Lukaskirche (Gießen)

Vorderbau der Lukaskirche von Westen
Lukaskirche von Osten

Die Lukaskirche ist eine evangelische Kirche in Gießen (Mittelhessen). Die komplexe Anlage besteht aus zwei Baukörpern, einem Gemeinde- und Pfarrhaus an der Straßenseite mit Walmdach und Dachreiter und dahinter einer eingezogenen Kirche mit runder Apsis. Sie wurde 1952/1953 gebaut und ist aufgrund ihrer architektonischen, kirchengeschichtlichen und künstlerischen Bedeutung hessisches Kulturdenkmal.[1]

Geschichte

Nach dem starken Anwachsen der Stadtbevölkerung im 19. Jahrhundert war die Stadtkirche von 1821 zu klein geworden. Aufgrund dessen wurde die Johanneskirche von 1891 bis 1893 errichtet. Die bisherige evangelische Stadtgemeinde wurde am 1. November 1892 in vier selbstständige Kirchengemeinden aufgeteilt, die nach den Evangelisten benannt wurden und je einen Pfarrer erhielten. Der Matthäus- und Markusgemeinde wurde die Stadtkirche zugewiesen, Lukas- und Johannesgemeinde nutzten seit 1893 gemeinsam die Johanneskirche.[2]

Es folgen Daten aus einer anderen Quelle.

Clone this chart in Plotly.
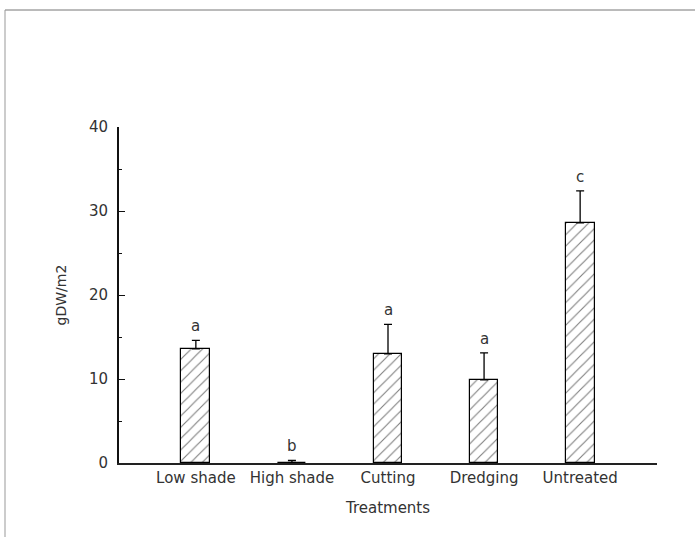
import plotly.graph_objects as go

categories = ["Low shade", "High shade", "Cutting", "Dredging", "Untreated"]
means = [13.6, 0.0, 13.0, 9.9, 28.6]
errors = [1.0, 0.3, 3.5, 3.2, 3.8]
letters = ["a", "b", "a", "a", "c"]
y_ticks = [0, 10, 20, 30, 40]

W, H = 695, 537
L, R, T, B = 119, 38, 127, 74
pw, ph = W - L - R, H - T - B

fig = go.Figure()
fig.add_trace(go.Bar(
    x=list(range(len(categories))), y=means, width=0.3,
    marker=dict(color="white", line=dict(color="black", width=1.2),
                pattern=dict(shape="/", fgcolor="black", bgcolor="white", size=8, solidity=0.14)),
    error_y=dict(type="data", array=errors, arrayminus=[0]*len(errors), symmetric=False,
                 color="black", thickness=1.3, width=4),
    showlegend=False,
))
for i, (m, e, t) in enumerate(zip(means, errors, letters)):
    fig.add_annotation(x=i, y=m + e, text=t, showarrow=False, yanchor="bottom", yshift=3,
                       font=dict(size=15, color="#333", family="DejaVu Sans"))

fig.add_shape(type="line", xref="paper", yref="paper", x0=(5-L)/pw, x1=(W-L)/pw,
              y0=(H-B-10)/ph, y1=(H-B-10)/ph, line=dict(color="#777", width=1))
fig.add_shape(type="line", xref="paper", yref="paper", x0=(5-L)/pw, x1=(5-L)/pw,
              y0=(H-B-10)/ph, y1=(H-B-H)/ph, line=dict(color="#999", width=1))

fig.update_layout(
    width=W, height=H, margin=dict(l=L, r=R, t=T, b=B),
    plot_bgcolor="white", paper_bgcolor="white",
    font=dict(family="DejaVu Sans", size=15, color="#333"),
    bargap=0,
)
fig.update_xaxes(range=[-0.8, 4.8], tickvals=list(range(len(categories))), ticktext=categories,
                 showline=True, linecolor="#222", linewidth=1.5, showgrid=False, ticks="",
                 zeroline=False, title=dict(text="Treatments", standoff=17, font=dict(size=15)),
                 tickfont=dict(size=15, color="#333"))
fig.update_yaxes(range=[0, 40], tickvals=y_ticks, showline=True, linecolor="#111", linewidth=2,
                 ticks="inside", ticklen=6, tickcolor="#111", showgrid=False, zeroline=False,
                 ticklabelstandoff=6,
                 minor=dict(dtick=5, ticks="inside", ticklen=3, tickcolor="#111"),
                 title=dict(text="gDW/m2", standoff=19, font=dict(size=14)),
                 tickfont=dict(size=15, color="#333"))

fig.write_html("out.html", config={"displayModeBar": False},
               post_script="document.body.style.margin='0';document.body.style.padding='0';")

Pfarrer Kurt Götze, der von 1947 bis 1950 Vikar der Lukasgemeinde war, bewarb sich auf die zum 1. November 1950 ausgeschriebene Pfarrstelle. Nach dem Wahlmodus C hatte aber die Kirchenleitung das alleinige Ernennungsrecht und wollte Götze nach Nidda versetzen und Paul Zipp als neuen Pfarrer einsetzen. Da die Lukasgemeinde Pfarrer Götze behalten wollte, die Kirchenleitung aber keine Ausnahme von der üblichen Praxis genehmigen konnte, kam es zum Konflikt. Einige Mitglieder der Lukasgemeinde mutmaßten, dass die Scheidung des Pfarrers das ausschlaggebende Moment für die Entscheidung der Kirchenspitze gewesen sei, während andere vermuteten, dass Götzes große Beliebtheit als Prediger und Seelsorger und in der Jugendarbeit Neid hervorgerufen hätte.[2]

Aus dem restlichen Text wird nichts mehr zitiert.